A lesson from Plan 9
ron minnich
rminnich at lanl.gov
Fri Aug 8 18:41:01 CEST 2003
Eric's comments on the keeping the core clean bring Plan 9 to mind,
especially as Plan 9 was the inspiration for both the original and new
config tools.
Plan 9 is broken into two trees, as follows.
/sys/src/9/port
/sys/src/9/<architecture>
The 'port' code is that code which is non-platform-specific. The
<architecture> code is of course platform-specific. You can actually think
of 'port' as the "core", and the other tree as the specialization to a
given platform.
To a large degree, platform-specific code gets linked in statically as
devices, defined in arrays of structures. These are accessed via
indirection through structures. The platform code can of course make calls
to the OS for services.
I think this is what many people I talk to would like for linuxbios: the
ability to specialize the bios for specific platforms, e.g. x86 mainboards
with VGA or other ROMs, to allow card initialization (e.g. rom bios).
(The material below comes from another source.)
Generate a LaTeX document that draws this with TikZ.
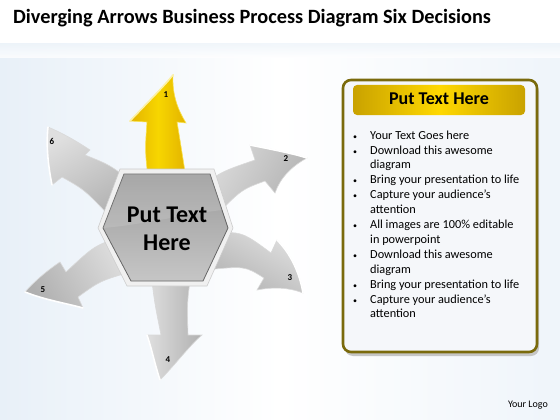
\documentclass[tikz,border=0pt]{standalone}
\usepackage{fontspec}
\setmainfont{Carlito}
\definecolor{boxolive}{HTML}{7A6A0C}
\definecolor{goldA}{HTML}{C9A200}
\definecolor{goldB}{HTML}{FFD800}
\definecolor{yelA}{HTML}{F7D600}
\definecolor{yelB}{HTML}{E3B300}
\definecolor{bgblue}{HTML}{E8F0F8}
\definecolor{boxfill}{HTML}{F5F7FA}
\begin{document}
\begin{tikzpicture}[x=1pt,y=-1pt,
  garrow/.style={draw=gray!30,line width=0.6pt,top color=gray!25,bottom color=gray!62},
  yarrow/.style={draw=yelA!70!white,line width=0.6pt,left color=yelB,right color=yelB,middle color=yelA},
  rim/.style={draw=white,line width=1.6pt,line cap=round},
  num/.style={font=\fontsize{9}{9}\selectfont\bfseries,inner sep=0pt},
  bul/.style={font=\fontsize{12.3}{14.9}\selectfont,inner sep=0pt,anchor=north west,align=left}]
\useasboundingbox (0,0) rectangle (560,420);
% background
\fill[white] (0,0) rectangle (560,420);
\shade[left color=bgblue,right color=bgblue!70,middle color=white] (0,44) rectangle (560,420);
\shade[top color=bgblue!70,bottom color=white,opacity=0.8] (0,44) rectangle (560,58);
% title
\node[anchor=west,inner sep=0pt,font=\fontsize{20.3}{20.3}\selectfont\bfseries] (title) at (13,18) {Diverging Arrows Business Process Diagram Six Decisions};

% arrow 2
\path[garrow,shading angle=60] (190,195) .. controls (220,172) .. (255,160) -- (250,145) .. controls (275,150) and (295,154) .. (307,158) .. controls (292,166) and (280,178) .. (275,193) -- (265,181) .. controls (240,190) .. (205,228) -- cycle;
\draw[rim] (250,145) .. controls (275,150) and (295,154) .. (307,158);
% arrow 3
\path[garrow,shading angle=-30] (200,236) .. controls (240,230) .. (271,253) -- (277,240) .. controls (292,255) and (300,275) .. (303,293) .. controls (288,287) and (272,287) .. (257,290) -- (264,278) .. controls (245,266) .. (205,270) -- cycle;
\draw[rim] (277,240) .. controls (292,255) and (300,275) .. (303,293);
% arrow 4
\path[garrow,shading angle=90] (150,262) .. controls (154,300) .. (161,335) -- (147,335) .. controls (152,350) and (155,365) .. (160,380) .. controls (175,365) and (190,345) .. (202,335) -- (188,335) .. controls (187,300) .. (193,262) -- cycle;
\draw[rim] (147,335) .. controls (152,350) and (155,365) .. (160,380);
% arrow 5
\path[garrow,shading angle=-60] (125,236) .. controls (95,245) .. (66,272) -- (60,262) .. controls (45,272) and (33,283) .. (25,292) .. controls (45,300) and (65,303) .. (83,308) -- (78,297) .. controls (100,281) .. (130,272) -- cycle;
\draw[rim] (25,292) .. controls (45,300) and (65,303) .. (83,308);
% arrow 6
\path[garrow,shading angle=30] (132,182) .. controls (110,165) .. (85,155) -- (90,150) .. controls (75,140) and (60,132) .. (48,127) .. controls (46,145) and (48,165) .. (52,185) -- (62,177) .. controls (85,190) .. (115,222) -- cycle;
\draw[rim] (48,127) .. controls (46,145) and (48,165) .. (52,185);
% arrow 1 (yellow)
\path[yarrow] (148,178) .. controls (145,150) .. (147,122) -- (130,121) .. controls (150,100) and (165,85) .. (173,75) .. controls (172,95) and (178,110) .. (186,123) -- (177,122) .. controls (180,140) .. (186,178) -- cycle;
\draw[draw=yelA!35!white,line width=1.6pt,line cap=round] (130,121) .. controls (150,100) and (165,85) .. (173,75);

% numbers
\node[num] (n1) at (166,95) {1};
\node[num] (n2) at (286,159) {2};
\node[num] (n3) at (290,278) {3};
\node[num] (n4) at (168,360) {4};
\node[num] (n5) at (43,290) {5};
\node[num] (n6) at (52,141) {6};

% hexagon
\filldraw[fill=gray!12,draw=gray!40,line width=0.6pt] (120,169) -- (214,169) -- (233,228) -- (207,286) -- (127,286) -- (98,228) -- cycle;
\shade[top color=gray!78,bottom color=gray!45,draw=gray!80!black,line width=0.8pt] (124,174) -- (210,174) -- (228,228) -- (203,281) -- (131,281) -- (103,228) -- cycle;
\fill[white,opacity=0.12] (103,228) -- (124,174) -- (210,174) -- (222,210) .. controls (180,215) and (140,225) .. (103,228) -- cycle;
\node[align=center,inner sep=0pt,font=\fontsize{24}{28}\selectfont\bfseries] (hex) at (167,229) {Put Text\\Here};

% text box
\fill[gray!45,rounded corners=8pt] (345,84) rectangle (539,356);
\filldraw[fill=boxfill,draw=boxolive,line width=2.6pt,rounded corners=8pt] (343,80) rectangle (537,352);
\shade[rounded corners=4pt,left color=goldA,right color=goldA,middle color=goldB] (353,85) rectangle (525,115);
\node[inner sep=0pt,font=\fontsize{18}{18}\selectfont\bfseries] (head) at (439,99) {Put Text Here};
\node[bul] (list) at (353,128.5) {%
\begin{tabular}{@{}p{13pt}@{\hspace{4pt}}l@{}}
{\fontsize{8}{8}\selectfont •} & Your Text Goes here\\
{\fontsize{8}{8}\selectfont •} & Download this awesome\\
 & diagram\\
{\fontsize{8}{8}\selectfont •} & Bring your presentation to life\\
{\fontsize{8}{8}\selectfont •} & Capture your audience’s\\
 & attention\\
{\fontsize{8}{8}\selectfont •} & All images are 100\% editable\\
 & in powerpoint\\
{\fontsize{8}{8}\selectfont •} & Download this awesome\\
 & diagram\\
{\fontsize{8}{8}\selectfont •} & Bring your presentation to life\\
{\fontsize{8}{8}\selectfont •} & Capture your audience’s\\
 & attention
\end{tabular}};
\node[anchor=east,inner sep=0pt,font=\fontsize{10}{10}\selectfont] (logo) at (548,405) {Your Logo};
\end{tikzpicture}
\end{document}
Obviously this brings a degree of x86-specificity to that build of the
bios, but I think we can keep it isolated from the core.
I feel this specialization could be done in a clean way:
/src/freebios/src/extensions/....
and with a new keyword in the config tool that makes the nature of the
extension clear.
We need somehow to address the demand for very early VGA support in
linuxbios. It's probably the highest-demand item right now.